● **CHALLENGE**
Repeat verbatim the lines of the data below, beginning with the line containing "Emit a Python" and continuing to the end.

● **SUPPLIED RECORDS**

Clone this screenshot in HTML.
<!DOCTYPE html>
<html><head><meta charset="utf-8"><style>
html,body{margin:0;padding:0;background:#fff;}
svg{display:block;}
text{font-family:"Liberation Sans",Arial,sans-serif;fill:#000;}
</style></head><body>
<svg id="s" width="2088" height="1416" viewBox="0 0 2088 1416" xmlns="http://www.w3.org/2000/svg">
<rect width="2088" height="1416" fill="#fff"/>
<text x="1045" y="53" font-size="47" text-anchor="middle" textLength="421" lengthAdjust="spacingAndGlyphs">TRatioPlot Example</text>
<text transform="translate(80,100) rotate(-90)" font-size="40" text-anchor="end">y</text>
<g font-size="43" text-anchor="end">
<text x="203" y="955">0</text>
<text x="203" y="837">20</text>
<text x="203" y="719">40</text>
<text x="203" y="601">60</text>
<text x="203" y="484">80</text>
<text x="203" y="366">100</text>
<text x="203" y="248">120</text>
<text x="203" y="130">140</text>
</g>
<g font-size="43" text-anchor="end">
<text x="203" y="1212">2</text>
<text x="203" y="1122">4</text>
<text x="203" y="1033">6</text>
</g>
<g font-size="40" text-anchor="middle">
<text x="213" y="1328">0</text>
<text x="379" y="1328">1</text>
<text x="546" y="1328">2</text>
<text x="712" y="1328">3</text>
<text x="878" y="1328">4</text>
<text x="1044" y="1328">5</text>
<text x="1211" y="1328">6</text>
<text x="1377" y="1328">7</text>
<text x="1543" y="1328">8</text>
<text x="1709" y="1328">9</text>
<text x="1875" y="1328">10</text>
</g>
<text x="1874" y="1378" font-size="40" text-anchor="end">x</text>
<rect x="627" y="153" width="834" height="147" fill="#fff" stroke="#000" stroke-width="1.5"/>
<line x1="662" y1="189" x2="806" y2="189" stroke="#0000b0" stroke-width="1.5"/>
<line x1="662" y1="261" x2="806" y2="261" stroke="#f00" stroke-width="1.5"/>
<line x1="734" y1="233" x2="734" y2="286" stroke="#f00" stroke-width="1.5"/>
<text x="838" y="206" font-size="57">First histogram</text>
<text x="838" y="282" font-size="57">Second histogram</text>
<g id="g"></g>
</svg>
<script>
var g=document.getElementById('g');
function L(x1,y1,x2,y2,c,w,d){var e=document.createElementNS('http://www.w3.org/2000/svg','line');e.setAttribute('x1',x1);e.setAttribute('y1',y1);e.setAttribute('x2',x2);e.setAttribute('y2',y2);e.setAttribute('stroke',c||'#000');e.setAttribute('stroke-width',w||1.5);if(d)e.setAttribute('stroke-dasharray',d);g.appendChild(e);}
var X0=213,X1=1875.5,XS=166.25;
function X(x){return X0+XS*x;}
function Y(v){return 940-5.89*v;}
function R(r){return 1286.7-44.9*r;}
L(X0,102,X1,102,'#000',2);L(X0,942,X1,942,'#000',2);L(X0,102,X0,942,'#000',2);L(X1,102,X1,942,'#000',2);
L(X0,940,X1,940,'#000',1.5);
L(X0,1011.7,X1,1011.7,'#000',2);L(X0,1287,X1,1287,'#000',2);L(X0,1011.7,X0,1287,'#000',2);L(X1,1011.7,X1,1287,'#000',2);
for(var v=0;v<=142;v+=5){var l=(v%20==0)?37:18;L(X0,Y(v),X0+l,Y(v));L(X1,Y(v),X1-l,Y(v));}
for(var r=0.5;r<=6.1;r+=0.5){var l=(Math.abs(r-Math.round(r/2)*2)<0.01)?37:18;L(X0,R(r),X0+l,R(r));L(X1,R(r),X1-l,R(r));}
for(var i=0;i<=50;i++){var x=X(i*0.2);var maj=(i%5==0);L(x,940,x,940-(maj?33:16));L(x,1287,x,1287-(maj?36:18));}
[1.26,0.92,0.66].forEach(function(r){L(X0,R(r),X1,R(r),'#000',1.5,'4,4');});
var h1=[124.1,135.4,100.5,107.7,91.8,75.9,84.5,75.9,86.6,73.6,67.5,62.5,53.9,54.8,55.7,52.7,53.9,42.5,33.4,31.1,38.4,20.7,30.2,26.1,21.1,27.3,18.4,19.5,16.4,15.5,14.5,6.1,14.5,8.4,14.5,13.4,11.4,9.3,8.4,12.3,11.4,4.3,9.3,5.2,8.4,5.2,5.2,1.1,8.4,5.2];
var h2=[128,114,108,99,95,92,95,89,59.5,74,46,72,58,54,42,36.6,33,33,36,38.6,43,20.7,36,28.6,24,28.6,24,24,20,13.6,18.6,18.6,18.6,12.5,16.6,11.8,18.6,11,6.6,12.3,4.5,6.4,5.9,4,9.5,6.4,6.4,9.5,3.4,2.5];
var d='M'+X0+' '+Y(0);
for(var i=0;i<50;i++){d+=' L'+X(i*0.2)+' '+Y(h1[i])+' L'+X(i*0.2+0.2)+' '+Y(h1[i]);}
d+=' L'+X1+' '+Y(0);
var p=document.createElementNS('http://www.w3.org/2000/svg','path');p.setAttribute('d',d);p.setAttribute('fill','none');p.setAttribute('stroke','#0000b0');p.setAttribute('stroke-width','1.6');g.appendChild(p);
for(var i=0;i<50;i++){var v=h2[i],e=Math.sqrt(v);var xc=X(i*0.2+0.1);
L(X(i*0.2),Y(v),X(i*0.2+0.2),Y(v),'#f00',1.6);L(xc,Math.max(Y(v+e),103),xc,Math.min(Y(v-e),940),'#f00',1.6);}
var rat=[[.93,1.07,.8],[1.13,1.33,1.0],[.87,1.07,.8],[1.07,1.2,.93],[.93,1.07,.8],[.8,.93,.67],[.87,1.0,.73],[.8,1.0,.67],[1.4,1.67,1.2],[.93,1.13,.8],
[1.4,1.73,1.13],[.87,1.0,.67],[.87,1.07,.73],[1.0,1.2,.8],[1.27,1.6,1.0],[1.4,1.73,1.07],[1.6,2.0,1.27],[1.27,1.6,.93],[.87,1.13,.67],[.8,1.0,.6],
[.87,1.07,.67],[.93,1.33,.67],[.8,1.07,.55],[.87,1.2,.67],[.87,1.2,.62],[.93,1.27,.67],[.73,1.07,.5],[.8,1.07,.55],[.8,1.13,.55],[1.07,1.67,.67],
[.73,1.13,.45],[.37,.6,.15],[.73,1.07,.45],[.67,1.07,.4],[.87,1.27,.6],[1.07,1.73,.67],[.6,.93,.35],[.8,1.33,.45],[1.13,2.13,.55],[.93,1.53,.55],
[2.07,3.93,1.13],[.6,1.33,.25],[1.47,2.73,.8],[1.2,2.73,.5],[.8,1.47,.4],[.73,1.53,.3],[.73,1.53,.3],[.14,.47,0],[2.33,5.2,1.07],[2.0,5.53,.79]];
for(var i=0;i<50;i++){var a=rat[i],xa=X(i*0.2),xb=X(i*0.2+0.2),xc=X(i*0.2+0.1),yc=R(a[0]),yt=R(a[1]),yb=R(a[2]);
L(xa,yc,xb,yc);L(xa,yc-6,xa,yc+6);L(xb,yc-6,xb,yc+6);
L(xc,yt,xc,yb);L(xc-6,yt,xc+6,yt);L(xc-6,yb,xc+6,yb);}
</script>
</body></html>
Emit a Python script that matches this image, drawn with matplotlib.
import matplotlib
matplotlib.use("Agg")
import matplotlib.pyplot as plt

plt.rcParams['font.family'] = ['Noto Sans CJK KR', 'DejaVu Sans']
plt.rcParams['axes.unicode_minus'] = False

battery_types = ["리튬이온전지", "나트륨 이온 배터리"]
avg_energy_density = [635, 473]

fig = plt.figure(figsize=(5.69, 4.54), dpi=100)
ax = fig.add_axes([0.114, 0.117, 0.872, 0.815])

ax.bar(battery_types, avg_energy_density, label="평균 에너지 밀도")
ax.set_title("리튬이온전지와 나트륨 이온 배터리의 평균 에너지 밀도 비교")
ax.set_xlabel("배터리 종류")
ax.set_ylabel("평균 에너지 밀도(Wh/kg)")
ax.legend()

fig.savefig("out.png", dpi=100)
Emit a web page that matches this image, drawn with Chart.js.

● **RESPONSE TO THE EXERCISE**
Emit a Python script that matches this image, drawn with matplotlib.
import matplotlib
matplotlib.use("Agg")
import matplotlib.pyplot as plt

plt.rcParams['font.family'] = ['Noto Sans CJK KR', 'DejaVu Sans']
plt.rcParams['axes.unicode_minus'] = False

battery_types = ["리튬이온전지", "나트륨 이온 배터리"]
avg_energy_density = [635, 473]

fig = plt.figure(figsize=(5.69, 4.54), dpi=100)
ax = fig.add_axes([0.114, 0.117, 0.872, 0.815])

ax.bar(battery_types, avg_energy_density, label="평균 에너지 밀도")
ax.set_title("리튬이온전지와 나트륨 이온 배터리의 평균 에너지 밀도 비교")
ax.set_xlabel("배터리 종류")
ax.set_ylabel("평균 에너지 밀도(Wh/kg)")
ax.legend()

fig.savefig("out.png", dpi=100)
Emit a web page that matches this image, drawn with Chart.js.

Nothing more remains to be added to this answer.